From 1969 until 1979 the institute operated a center in Tehran, which served as a liaison between North American scholars and the Iranian government. The Tehran center also maintained a small library, issued a quarterly newsletter, hosted informal seminars on current research, and maintained a hostel to provide temporary housing for scholars. During the years the Tehran center was open there was a virtual explosion of research in Iran. Numerous archaeological excavations and regional surveys were conducted, and graduate students and established scholars in almost all humanistic and social science disciplines were well represented in the country. The center was a focal point for interdisciplinary discourse that created a remarkable sense of camaraderie.

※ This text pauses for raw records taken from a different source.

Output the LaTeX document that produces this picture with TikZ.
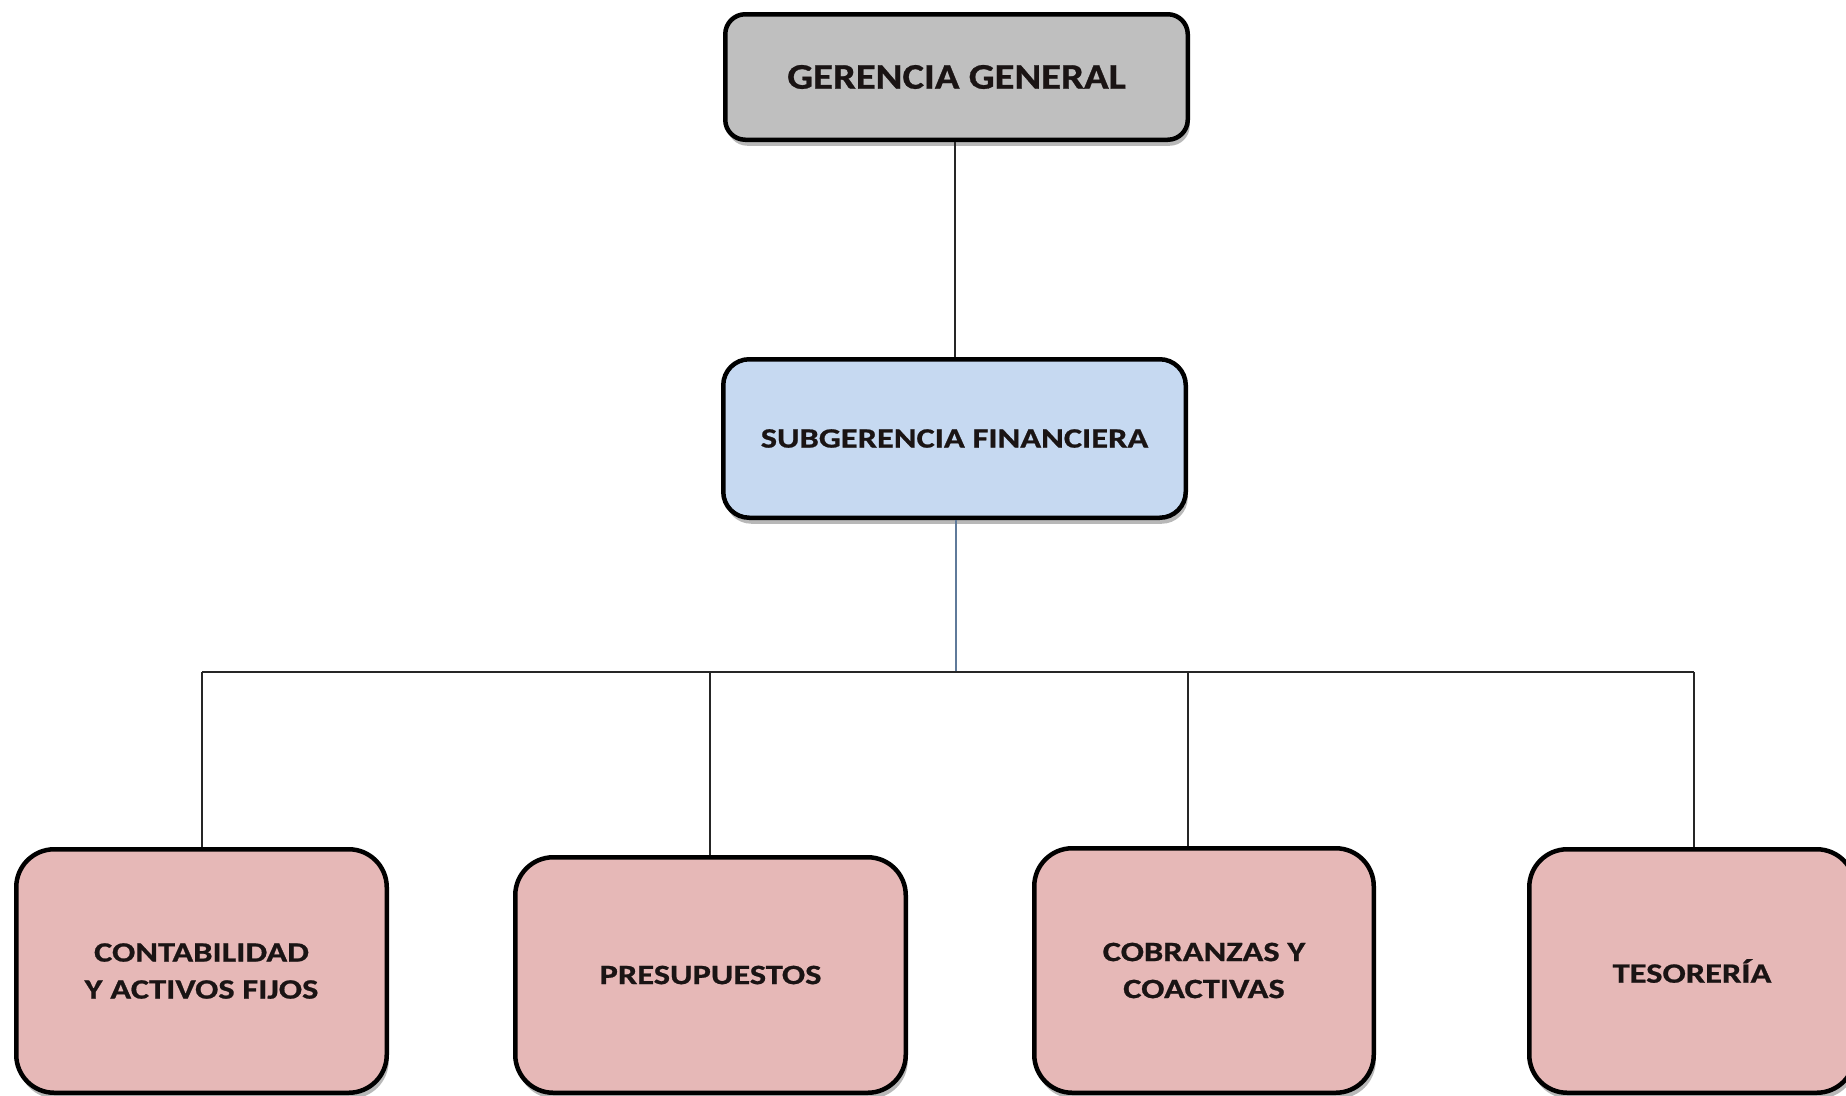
\documentclass[tikz,border=0pt]{standalone}
\usepackage{fontspec}
\setmainfont{Carlito}
\newfontfamily\widefont[FakeStretch=1.23,FakeBold=0.8]{Carlito}
\newfontfamily\widerfont[FakeStretch=1.13,FakeBold=0.8]{Carlito}
\usetikzlibrary{shadows}
\definecolor{ggray}{HTML}{BFBFBF}
\definecolor{sblue}{HTML}{C6D9F1}
\definecolor{pinkbox}{HTML}{E6B8B7}
\definecolor{blueline}{HTML}{5F7A9A}
\definecolor{txt}{HTML}{1A1414}
\begin{document}
\begin{tikzpicture}[x=1pt,y=-1pt,
  orgbox/.style={draw=black, line width=4.5pt, rounded corners=#1, inner sep=0pt,
    align=center, text=txt,
    drop shadow={shadow xshift=2pt, shadow yshift=-6pt, opacity=0.28, fill=black}},
  bigtext/.style={font=\widerfont\fontsize{36}{42}\selectfont\bfseries},
  midtext/.style={font=\widefont\fontsize{28}{37}\selectfont\bfseries},
  conn/.style={draw=black!85, line width=1.8pt},
  connb/.style={draw=blueline, line width=1.8pt}]
\useasboundingbox (0,0) rectangle (1846,1095);
\fill[white] (0,0) rectangle (1846,1095);

\node[orgbox=20pt, fill=ggray, minimum width=462.5pt, minimum height=125.5pt, bigtext]
  (gg) at (956.5,77) {GERENCIA GENERAL};
\node[orgbox=26pt, fill=sblue, minimum width=462.5pt, minimum height=158.5pt, midtext]
  (sf) at (954.5,438.5) {SUBGERENCIA FINANCIERA};

\node[orgbox=38pt, fill=pinkbox, minimum width=370.5pt, minimum height=243.5pt, midtext]
  (b1) at (201.5,971) {CONTABILIDAD\\Y ACTIVOS FIJOS};
\node[orgbox=38pt, fill=pinkbox, minimum width=390.5pt, minimum height=235.5pt, midtext]
  (b2) at (710.5,975) {PRESUPUESTOS};
\node[orgbox=38pt, fill=pinkbox, minimum width=339.5pt, minimum height=244.5pt, midtext]
  (b3) at (1204,970.5) {COBRANZAS Y\\COACTIVAS};
\node[orgbox=38pt, fill=pinkbox, minimum width=325.5pt, minimum height=243.5pt, midtext]
  (b4) at (1692,971) {TESORERÍA};

\coordinate (bus) at (956,672);
\coordinate (d1) at (202,672);
\coordinate (d2) at (710,672);
\coordinate (d3) at (1188,672);
\coordinate (d4) at (1694,672);

\draw[conn] (gg.south -| 955,0) -- (sf.north -| 955,0);
\draw[connb] (sf.south -| bus) -- (bus);
\draw[conn] (d1) -- (d4);
\draw[conn] (d1) -- (d1 |- b1.north);
\draw[conn] (d2) -- (d2 |- b2.north);
\draw[conn] (d3) -- (d3 |- b3.north);
\draw[conn] (d4) -- (d4 |- b4.north);
\end{tikzpicture}
\end{document}
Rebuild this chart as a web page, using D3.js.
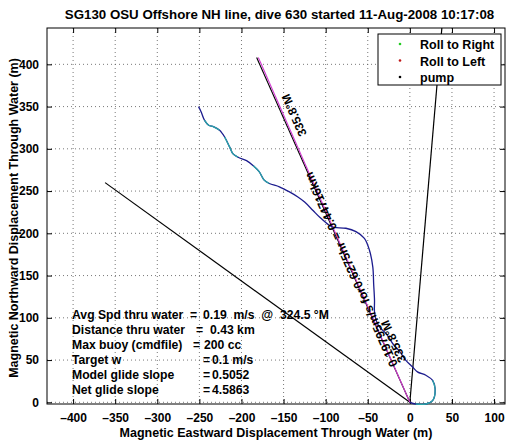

Since 1979 the institute has continued to foster research on Iranian topics by offering dissertation grants, essay and translation prizes, and publication subvention. It has supported a bibliographic inventory of resources for Iranian studies in North American libraries and commissioned a survey of the state of Iranian studies in North American universities. In January 1989, the institute convened a conference on Iranian studies at the Arthur M. Sackler Gallery at the Smithsonian Institution in Washington, D.C. Papers were delivered on the state of studies in the following disciplines: literature, history, linguistics, economics, sociology, political science, geography, anthropology, archaeology, and art history. The proceedings of the conference will be published in a special issue of the journal Iranian Studies. The archives of the institute are held in the University Museum Archives at the University Museum, University of Pennsylvania.